Greenspan has recently characterized the current low rate as "increasingly unnecessary" now that economic expansion appears likely to continue at a steady, healthy pace. His comments and those of his Fed colleagues about the need to start raising the rate caused other rates to rise. The average rate on a 30-year-fixed mortgage reached 6.25 percent last week, according to mortgage financier Freddie Mac.
One key reason the Fed has been able to hold rates so low is that inflation is so tame, around 2 percent, depending on the measure. Most economists believe that largely represents the success of the Fed's quarter-century campaign to bring inflation down from the double-digit levels of the 1970s.
Fed officials have vowed not to squander that achievement by letting inflation get out of control again. If they succeed, inflation should remain low, which means interest rates would be more likely to stay relatively low as well.
But because consumer prices have risen this year more than many Fed officials expected, they may issue a statement after their meeting today that emphasizes that the pace of future interest rate increases will depend on consumer price trends.
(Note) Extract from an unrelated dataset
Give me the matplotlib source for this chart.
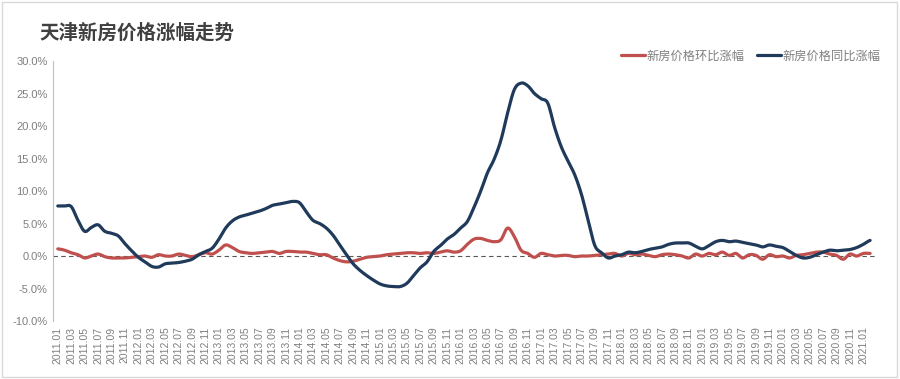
import numpy as np
import pandas as pd
import matplotlib.pyplot as plt
from matplotlib.patches import Rectangle

plt.rcParams['font.family'] = ['Liberation Sans', 'Noto Sans CJK SC', 'DejaVu Sans']

# === 数据 (%) ===
months = [p.strftime('%Y.%m') for p in pd.period_range('2011-01', '2021-02', freq='M')]

yoy = [7.7, 7.7, 7.6, 5.5, 3.8, 4.4, 4.8, 3.8, 3.5, 3.1,
       1.9, 0.8, -0.2, -0.9, -1.6, -1.7, -1.2, -1.1, -1.0, -0.8,
       -0.5, 0.2, 0.7, 1.2, 2.6, 4.3, 5.4, 6.0, 6.3, 6.6,
       6.9, 7.3, 7.8, 8.0, 8.2, 8.4, 8.2, 6.8, 5.5, 5.0,
       4.3, 3.2, 1.7, 0.2, -1.2, -2.2, -3.0, -3.7, -4.3, -4.6,
       -4.7, -4.7, -4.2, -3.0, -1.8, -0.9, 0.7, 1.6, 2.6, 3.3,
       4.3, 5.3, 7.5, 10.0, 12.8, 14.9, 17.8, 22.0, 25.6, 26.6,
       26.2, 25.0, 24.2, 23.5, 19.8, 16.8, 14.6, 12.5, 9.5, 5.5,
       1.6, 0.5, -0.3, 0.0, 0.2, 0.6, 0.5, 0.7, 1.0, 1.2,
       1.4, 1.8, 2.0, 2.0, 2.0, 1.5, 1.1, 1.6, 2.2, 2.4,
       2.2, 2.3, 2.1, 1.9, 1.7, 1.4, 1.7, 1.5, 1.3, 0.7,
       0.1, -0.3, -0.2, 0.2, 0.6, 0.9, 0.8, 0.9, 1.0, 1.3,
       1.8, 2.4]

mom = [1.1, 0.9, 0.5, 0.2, -0.3, 0.0, 0.3, -0.1, -0.3, -0.3,
       -0.3, -0.2, -0.1, 0.0, -0.2, 0.2, 0.0, 0.0, 0.3, 0.1,
       -0.1, 0.2, 0.5, 0.3, 0.9, 1.7, 1.3, 0.7, 0.5, 0.4,
       0.5, 0.6, 0.7, 0.4, 0.7, 0.7, 0.6, 0.6, 0.4, 0.2,
       0.2, -0.3, -0.7, -0.9, -0.8, -0.5, -0.2, -0.1, 0.0, 0.2,
       0.3, 0.4, 0.5, 0.5, 0.4, 0.5, 0.4, 0.6, 0.8, 0.6,
       0.8, 1.8, 2.6, 2.7, 2.4, 2.2, 2.5, 4.3, 3.0, 0.9,
       0.4, -0.2, 0.4, 0.2, 0.0, 0.1, 0.1, -0.1, 0.0, 0.0,
       0.1, 0.2, 0.3, 0.4, 0.0, 0.4, 0.2, 0.3, 0.1, -0.1,
       0.2, 0.3, 0.2, 0.0, -0.3, 0.3, 0.0, 0.4, 0.2, 0.6,
       0.1, 0.4, -0.3, 0.2, 0.1, -0.5, 0.2, -0.1, 0.0, -0.3,
       0.1, 0.2, 0.4, 0.6, 0.6, 0.3, 0.1, -0.5, 0.3, 0.0,
       0.4, 0.4]

title = "天津新房价格涨幅走势"
label_mom = "新房价格环比涨幅"
label_yoy = "新房价格同比涨幅"

red = '#C0504D'
navy = '#1F3A5A'
gray = '#7F7F7F'


# === Excel-agtig udglatning (Catmull-Rom) til tegning ===
def smooth(y, n=8):
    y = np.asarray(y, dtype=float)
    p = np.concatenate([[y[0]], y, [y[-1]]])
    xs, ys = [], []
    t = np.linspace(0, 1, n, endpoint=False)
    for i in range(len(y) - 1):
        p0, p1, p2, p3 = p[i], p[i + 1], p[i + 2], p[i + 3]
        seg = 0.5 * ((2 * p1) + (-p0 + p2) * t + (2 * p0 - 5 * p1 + 4 * p2 - p3) * t ** 2
                     + (-p0 + 3 * p1 - 3 * p2 + p3) * t ** 3)
        xs.append(i + t)
        ys.append(seg)
    xs.append([len(y) - 1])
    ys.append([y[-1]])
    return np.concatenate(xs), np.concatenate(ys)


# === Plot ===
fig = plt.figure(figsize=(9, 3.79), dpi=100)
ax = fig.add_axes([0.059, 0.153, 0.913, 0.686])

x = np.arange(len(months))
ax.axhline(0, color='#595959', lw=0.8, ls=(0, (4, 3)), zorder=1)
xm, ym = smooth(mom)
xy, yy = smooth(yoy)
ax.plot(xm, ym, color=red, lw=2.3, label=label_mom, zorder=2, solid_capstyle='round')
ax.plot(xy, yy, color=navy, lw=2.3, label=label_yoy, zorder=3, solid_capstyle='round')

ax.set_ylim(-10, 30)
ax.set_yticks(np.arange(-10, 31, 5))
ax.set_yticklabels([f"{v:.1f}%" for v in np.arange(-10, 31, 5)], color=gray, fontsize=8)
ax.set_xlim(-0.7, len(months) - 0.3)
ax.set_xticks(x[::2])
ax.set_xticklabels(months[::2], rotation=90, color=gray, fontsize=7.5)
ax.tick_params(length=0, pad=4)

for s in ['top', 'right', 'bottom']:
    ax.spines[s].set_visible(False)
ax.spines['left'].set_color('#BFBFBF')

leg = ax.legend(loc='lower right', bbox_to_anchor=(1.013, 0.975), ncol=2, frameon=False,
                fontsize=8.8, handlelength=2.0, handletextpad=0.1, columnspacing=1.0,
                labelcolor=gray, borderaxespad=0)

fig.text(0.044, 0.913, title, fontsize=14, fontweight='bold', color='#404040',
         family=['Noto Sans CJK SC', 'DejaVu Sans'], va='center')

fig.patches.append(Rectangle((0.002, 0.005), 0.995, 0.99, transform=fig.transFigure,
                             fill=False, edgecolor='#D9D9D9', lw=1))

fig.savefig('out.png', dpi=100)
If inflation remains restrained, they will proceed at a gradual pace; if prices keep rising, the policymakers will raise rates more aggressively, in bigger or more frequent steps.
Some analysts, for example, predict that tame inflation will allow the Fed to follow today's action by raising their target in two additional quarter-point steps, to 1.75 percent by year-end. After adjusting for inflation, that would still leave the target at an extremely stimulative level. Other analysts predict that higher inflation will force the Fed to raise the target to around 2.25 percent by the end of the year, which also would be extremely stimulative on an inflation-adjusted basis.